Fix and Flip or Wholetail: It’s About Getting a Deal
Updated: Mar 15
One of the popular strategies in real estate investing is to buy a property that needs some fixing, do the work, and then resell at a profit. Sounds easy, right? They do it on TV all the time.
The truth is …..to fix and flip, you HAVE to know the numbers and formulas first. The most important numbers are the price you pay for the property, amount it costs to rehab, and the ARV--After Repair Value. Also figured into the formula are the holding costs--profit, realtor fees, closing costs. And it’s best to have a cushion for mistakes or unknowns too.
And there’s more… the process, understanding the timing, having systems in place, figuring out the materials, labor and ALL costs involved. Also keep in mind, today it can be tough to get GREAT contractors who are available on your timeline. With a list this long, a lot can go wrong and often does.
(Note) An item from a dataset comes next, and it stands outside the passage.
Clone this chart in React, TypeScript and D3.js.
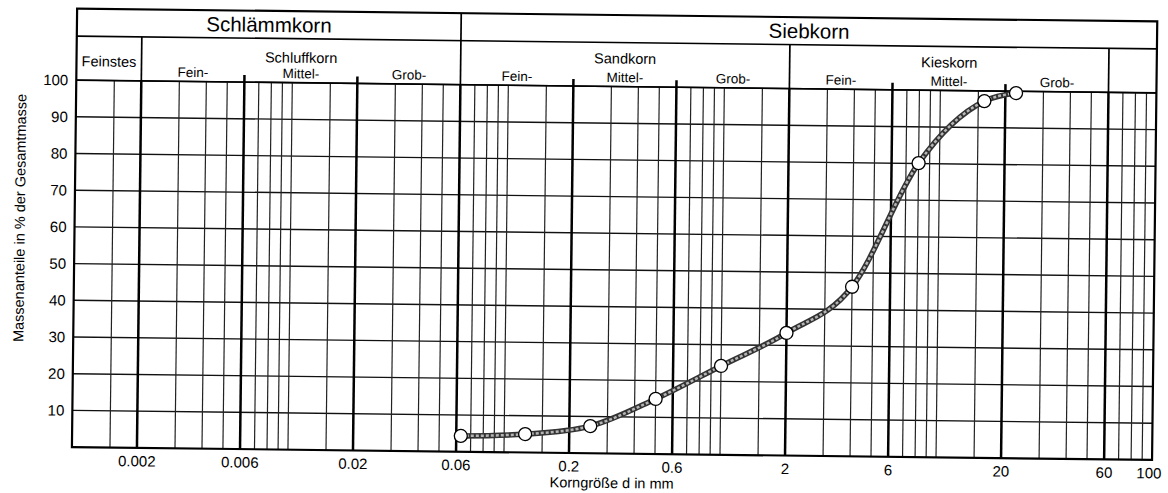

To focus on getting a great deal in the first place many of you have heard of wholesaling. It’s buying a property at a deep discount and acting as a middleman by selling it to another investor. (If you’re a rehabber looking for deals, it’s great to know the people who are wholesalers. I do.)
Another strategy is to WHOLETAIL. What’s that? Wholetailing involves buying a property at a deep discount but instead of selling to another investor, you rehab the property “just enough” so that it can be sold on the MLS for retail profits. Essentially, it’s a mix between a wholesale deal and a rehab deal.
Let’s do a real life example from a property in Georgia...excerpted from FLIPNERD.
· A property built in 1999 is roughly 2,100 square feet
· ARV (After Repair Value, remember?) is $185K
· Approximately $28K is needed in mostly cosmetic repairs
· You buy the property for $105K (72% of ARV). In a seller’s market, 72% is a great deal.
· If you decide to wholesale it, sell to another investor for $114.5K with a potential of $9.5K profit. The upside? No risk and a quick transaction. The downside? With a little clean up, you could have profited more.
· If you wholetail the property, you spend $2K fixing it up so it can be put on MLS. With this deal, you’ll have some costs--holding, financing, closing--which in this deal was $17.4K. It’s important to know all the costs. The upside of this deal? Your wholetailing profit after closing (at $145K) is $20.6K! Downside? More risk and cost involved, but maybe worth it if you know your numbers.